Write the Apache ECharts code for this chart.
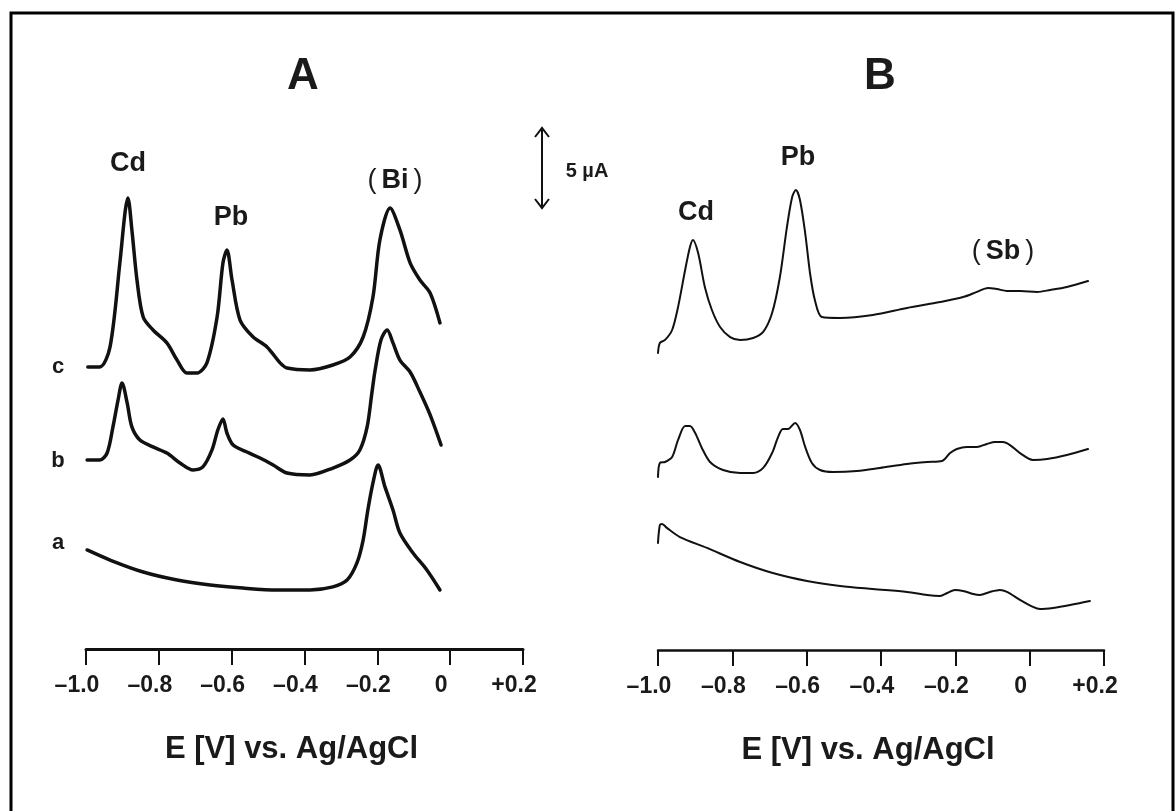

+++

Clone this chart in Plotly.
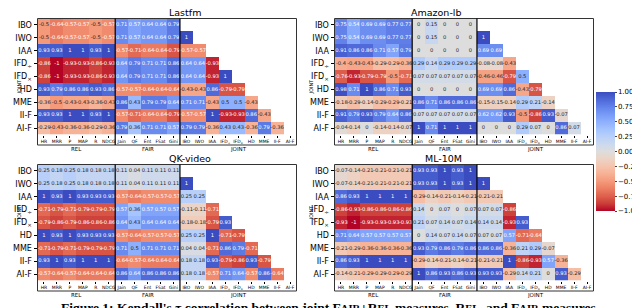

+++

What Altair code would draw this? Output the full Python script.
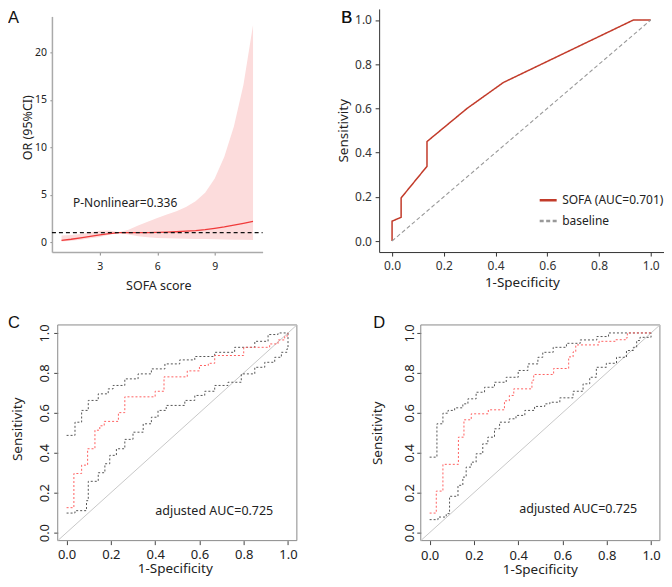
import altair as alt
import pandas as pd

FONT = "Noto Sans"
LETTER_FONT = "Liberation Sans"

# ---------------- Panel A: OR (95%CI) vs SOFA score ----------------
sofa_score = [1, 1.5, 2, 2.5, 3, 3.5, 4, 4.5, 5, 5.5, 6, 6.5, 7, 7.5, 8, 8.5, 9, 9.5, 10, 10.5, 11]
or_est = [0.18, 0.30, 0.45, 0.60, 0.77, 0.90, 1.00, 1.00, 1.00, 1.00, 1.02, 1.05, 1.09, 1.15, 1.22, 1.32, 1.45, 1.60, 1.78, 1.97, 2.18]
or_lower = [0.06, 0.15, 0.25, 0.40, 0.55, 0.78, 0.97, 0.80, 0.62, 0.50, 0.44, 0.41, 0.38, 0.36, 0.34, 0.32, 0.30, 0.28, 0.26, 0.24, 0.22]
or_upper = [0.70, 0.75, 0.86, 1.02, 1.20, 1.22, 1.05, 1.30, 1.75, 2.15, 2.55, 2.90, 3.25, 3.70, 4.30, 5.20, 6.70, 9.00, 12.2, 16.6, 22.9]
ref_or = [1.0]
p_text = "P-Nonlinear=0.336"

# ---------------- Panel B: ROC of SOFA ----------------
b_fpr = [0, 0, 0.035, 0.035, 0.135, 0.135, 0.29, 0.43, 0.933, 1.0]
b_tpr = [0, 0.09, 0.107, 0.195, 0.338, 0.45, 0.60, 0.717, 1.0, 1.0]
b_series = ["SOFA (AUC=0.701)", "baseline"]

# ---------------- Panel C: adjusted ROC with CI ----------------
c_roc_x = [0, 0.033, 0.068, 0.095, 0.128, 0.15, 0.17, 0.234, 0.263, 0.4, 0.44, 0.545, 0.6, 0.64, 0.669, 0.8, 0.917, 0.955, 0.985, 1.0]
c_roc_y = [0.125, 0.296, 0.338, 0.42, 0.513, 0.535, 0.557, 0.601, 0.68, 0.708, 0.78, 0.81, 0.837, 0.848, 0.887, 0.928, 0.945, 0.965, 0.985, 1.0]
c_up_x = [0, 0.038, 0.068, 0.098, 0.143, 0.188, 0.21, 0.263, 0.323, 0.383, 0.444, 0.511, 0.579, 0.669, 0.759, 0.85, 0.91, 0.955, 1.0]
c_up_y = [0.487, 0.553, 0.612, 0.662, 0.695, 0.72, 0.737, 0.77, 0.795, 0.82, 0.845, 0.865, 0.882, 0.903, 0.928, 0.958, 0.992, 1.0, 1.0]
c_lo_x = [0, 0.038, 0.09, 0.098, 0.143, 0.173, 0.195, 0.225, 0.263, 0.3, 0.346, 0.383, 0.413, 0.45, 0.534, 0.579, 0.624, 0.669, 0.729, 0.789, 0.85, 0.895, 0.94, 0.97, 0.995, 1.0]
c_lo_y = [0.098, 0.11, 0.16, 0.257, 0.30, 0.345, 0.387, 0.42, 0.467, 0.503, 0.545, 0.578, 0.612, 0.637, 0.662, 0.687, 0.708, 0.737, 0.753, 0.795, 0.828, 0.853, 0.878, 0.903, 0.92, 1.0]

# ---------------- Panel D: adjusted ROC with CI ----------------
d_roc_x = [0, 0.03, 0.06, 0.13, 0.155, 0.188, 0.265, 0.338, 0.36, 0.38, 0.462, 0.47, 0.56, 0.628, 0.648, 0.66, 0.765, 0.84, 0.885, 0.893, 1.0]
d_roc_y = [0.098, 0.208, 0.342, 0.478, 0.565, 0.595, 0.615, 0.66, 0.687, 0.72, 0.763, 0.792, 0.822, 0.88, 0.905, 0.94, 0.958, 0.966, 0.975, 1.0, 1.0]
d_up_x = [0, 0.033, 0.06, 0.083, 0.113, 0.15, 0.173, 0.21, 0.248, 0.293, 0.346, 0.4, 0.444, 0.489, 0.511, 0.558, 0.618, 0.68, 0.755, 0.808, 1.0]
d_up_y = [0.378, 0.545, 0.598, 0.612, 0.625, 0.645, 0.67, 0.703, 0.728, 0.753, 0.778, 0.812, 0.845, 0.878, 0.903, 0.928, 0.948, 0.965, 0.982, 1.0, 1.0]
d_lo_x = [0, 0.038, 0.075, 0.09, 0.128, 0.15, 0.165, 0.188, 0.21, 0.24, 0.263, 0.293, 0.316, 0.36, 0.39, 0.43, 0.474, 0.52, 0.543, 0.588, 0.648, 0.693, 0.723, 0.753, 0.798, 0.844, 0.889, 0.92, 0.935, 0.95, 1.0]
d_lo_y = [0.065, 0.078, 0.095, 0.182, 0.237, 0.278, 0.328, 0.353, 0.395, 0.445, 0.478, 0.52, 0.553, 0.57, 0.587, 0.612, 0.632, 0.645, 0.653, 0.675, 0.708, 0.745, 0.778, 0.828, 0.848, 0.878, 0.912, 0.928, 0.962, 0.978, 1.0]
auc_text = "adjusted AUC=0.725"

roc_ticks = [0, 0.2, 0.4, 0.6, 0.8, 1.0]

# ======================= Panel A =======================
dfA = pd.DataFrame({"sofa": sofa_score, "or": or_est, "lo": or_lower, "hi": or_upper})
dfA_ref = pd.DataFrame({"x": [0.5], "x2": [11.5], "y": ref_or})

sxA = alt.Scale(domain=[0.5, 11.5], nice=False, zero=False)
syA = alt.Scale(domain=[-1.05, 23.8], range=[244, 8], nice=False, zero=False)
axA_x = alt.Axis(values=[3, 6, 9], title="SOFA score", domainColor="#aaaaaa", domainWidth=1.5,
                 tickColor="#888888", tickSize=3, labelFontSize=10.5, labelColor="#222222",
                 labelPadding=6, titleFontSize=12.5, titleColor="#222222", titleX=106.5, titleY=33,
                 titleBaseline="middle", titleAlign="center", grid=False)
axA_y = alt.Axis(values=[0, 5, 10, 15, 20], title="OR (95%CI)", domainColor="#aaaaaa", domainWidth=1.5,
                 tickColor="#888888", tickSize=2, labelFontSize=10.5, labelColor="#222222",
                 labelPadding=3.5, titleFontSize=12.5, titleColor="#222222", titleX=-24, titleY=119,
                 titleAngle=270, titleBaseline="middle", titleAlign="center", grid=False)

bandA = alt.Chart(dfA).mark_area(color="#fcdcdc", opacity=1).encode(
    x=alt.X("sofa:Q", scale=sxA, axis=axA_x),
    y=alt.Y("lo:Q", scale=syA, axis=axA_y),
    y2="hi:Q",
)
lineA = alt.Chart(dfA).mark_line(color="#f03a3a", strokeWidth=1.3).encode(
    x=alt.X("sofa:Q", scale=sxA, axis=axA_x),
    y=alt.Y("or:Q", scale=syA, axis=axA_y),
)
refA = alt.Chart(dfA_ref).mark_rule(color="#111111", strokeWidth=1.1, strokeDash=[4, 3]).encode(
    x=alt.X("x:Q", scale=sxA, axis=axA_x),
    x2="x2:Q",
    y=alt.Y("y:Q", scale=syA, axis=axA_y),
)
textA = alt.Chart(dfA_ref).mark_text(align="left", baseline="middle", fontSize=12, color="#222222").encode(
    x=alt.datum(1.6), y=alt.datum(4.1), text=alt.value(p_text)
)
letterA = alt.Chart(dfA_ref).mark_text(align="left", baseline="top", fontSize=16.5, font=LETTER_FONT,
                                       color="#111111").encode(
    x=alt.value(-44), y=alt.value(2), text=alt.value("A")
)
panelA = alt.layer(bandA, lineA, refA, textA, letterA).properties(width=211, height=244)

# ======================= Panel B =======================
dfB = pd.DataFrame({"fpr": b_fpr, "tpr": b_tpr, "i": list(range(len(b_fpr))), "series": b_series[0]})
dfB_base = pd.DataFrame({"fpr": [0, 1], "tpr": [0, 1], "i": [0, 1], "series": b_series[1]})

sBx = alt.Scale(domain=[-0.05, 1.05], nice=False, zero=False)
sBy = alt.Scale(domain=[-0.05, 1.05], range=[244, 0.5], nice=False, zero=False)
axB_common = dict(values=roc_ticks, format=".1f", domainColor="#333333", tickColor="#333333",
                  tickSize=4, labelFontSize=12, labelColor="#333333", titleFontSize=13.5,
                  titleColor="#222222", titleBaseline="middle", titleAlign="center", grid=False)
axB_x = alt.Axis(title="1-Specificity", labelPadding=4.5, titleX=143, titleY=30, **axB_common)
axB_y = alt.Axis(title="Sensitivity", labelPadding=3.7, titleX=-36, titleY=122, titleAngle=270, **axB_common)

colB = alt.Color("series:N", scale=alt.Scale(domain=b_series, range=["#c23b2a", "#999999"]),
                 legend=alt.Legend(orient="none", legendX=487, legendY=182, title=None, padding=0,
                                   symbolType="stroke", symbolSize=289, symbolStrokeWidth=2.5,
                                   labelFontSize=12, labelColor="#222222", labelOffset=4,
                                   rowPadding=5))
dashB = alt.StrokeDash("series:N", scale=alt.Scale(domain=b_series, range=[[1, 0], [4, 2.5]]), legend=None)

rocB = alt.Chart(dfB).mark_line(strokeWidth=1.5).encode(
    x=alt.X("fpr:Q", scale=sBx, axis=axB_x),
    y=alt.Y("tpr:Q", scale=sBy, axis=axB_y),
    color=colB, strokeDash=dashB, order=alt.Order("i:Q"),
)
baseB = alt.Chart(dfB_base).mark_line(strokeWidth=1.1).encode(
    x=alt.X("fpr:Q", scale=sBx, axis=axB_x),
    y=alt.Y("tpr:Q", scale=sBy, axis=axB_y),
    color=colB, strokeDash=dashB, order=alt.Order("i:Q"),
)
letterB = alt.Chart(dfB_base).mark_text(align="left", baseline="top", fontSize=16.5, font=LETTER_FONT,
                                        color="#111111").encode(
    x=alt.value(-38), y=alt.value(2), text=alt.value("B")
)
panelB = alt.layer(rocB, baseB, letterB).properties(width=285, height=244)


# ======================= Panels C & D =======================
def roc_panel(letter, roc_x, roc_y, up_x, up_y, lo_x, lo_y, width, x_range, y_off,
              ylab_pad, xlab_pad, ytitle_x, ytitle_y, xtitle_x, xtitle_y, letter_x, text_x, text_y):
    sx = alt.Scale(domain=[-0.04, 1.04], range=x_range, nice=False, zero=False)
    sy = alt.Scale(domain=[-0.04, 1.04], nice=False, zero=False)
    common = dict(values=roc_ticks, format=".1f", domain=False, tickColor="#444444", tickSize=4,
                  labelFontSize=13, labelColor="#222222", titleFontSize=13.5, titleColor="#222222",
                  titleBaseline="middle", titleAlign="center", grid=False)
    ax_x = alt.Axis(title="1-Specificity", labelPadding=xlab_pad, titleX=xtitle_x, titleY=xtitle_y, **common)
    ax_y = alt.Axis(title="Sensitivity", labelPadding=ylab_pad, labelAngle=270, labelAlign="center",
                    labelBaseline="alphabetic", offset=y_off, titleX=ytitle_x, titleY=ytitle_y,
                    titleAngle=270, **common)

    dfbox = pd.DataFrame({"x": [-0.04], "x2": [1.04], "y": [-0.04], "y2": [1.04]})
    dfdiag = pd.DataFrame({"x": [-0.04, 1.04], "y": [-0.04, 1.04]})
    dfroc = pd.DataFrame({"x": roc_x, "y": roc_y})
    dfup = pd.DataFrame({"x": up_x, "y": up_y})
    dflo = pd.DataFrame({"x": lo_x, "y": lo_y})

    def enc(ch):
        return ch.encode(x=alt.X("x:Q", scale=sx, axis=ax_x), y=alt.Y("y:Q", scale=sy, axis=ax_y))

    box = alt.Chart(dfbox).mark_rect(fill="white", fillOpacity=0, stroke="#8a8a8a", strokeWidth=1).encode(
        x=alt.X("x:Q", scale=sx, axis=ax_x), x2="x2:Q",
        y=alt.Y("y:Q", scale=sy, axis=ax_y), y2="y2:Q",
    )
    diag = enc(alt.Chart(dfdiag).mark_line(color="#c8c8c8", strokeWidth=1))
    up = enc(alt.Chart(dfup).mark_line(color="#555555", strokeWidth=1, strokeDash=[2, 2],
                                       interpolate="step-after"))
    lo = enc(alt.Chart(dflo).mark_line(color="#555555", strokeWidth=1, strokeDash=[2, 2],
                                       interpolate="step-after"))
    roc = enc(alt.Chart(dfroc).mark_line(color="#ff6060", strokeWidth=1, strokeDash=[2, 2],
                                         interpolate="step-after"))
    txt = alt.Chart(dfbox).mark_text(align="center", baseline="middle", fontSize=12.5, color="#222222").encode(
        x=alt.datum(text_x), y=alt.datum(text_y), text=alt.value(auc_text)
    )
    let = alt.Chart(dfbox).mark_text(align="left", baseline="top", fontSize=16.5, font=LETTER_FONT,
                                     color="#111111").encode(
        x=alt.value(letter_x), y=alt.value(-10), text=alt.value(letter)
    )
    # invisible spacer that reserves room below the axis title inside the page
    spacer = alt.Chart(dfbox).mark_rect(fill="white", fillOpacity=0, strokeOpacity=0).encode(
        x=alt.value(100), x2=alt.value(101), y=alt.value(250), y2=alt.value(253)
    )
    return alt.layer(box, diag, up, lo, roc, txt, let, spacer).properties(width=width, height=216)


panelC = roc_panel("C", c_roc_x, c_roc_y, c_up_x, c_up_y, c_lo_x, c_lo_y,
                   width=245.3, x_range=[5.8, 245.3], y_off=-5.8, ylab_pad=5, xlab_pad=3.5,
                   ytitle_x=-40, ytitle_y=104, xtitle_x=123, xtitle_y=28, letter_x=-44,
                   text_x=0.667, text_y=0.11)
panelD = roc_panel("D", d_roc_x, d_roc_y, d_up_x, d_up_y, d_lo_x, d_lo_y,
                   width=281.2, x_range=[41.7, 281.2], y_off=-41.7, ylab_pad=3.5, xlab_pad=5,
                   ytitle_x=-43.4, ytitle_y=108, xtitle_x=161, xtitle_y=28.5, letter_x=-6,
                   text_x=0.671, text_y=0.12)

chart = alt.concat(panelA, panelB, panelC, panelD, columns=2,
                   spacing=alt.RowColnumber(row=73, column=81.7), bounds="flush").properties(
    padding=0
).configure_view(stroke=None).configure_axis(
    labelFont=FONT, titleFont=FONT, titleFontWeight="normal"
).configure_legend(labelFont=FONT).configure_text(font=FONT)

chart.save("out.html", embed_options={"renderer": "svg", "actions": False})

+++

- **SHORT EXERCISE**
Find and copy every line in the entries above where the string "this" occurs.

- **THE SOLUTION**
Write the Apache ECharts code for this chart.
Clone this chart in Plotly.
What Altair code would draw this? Output the full Python script.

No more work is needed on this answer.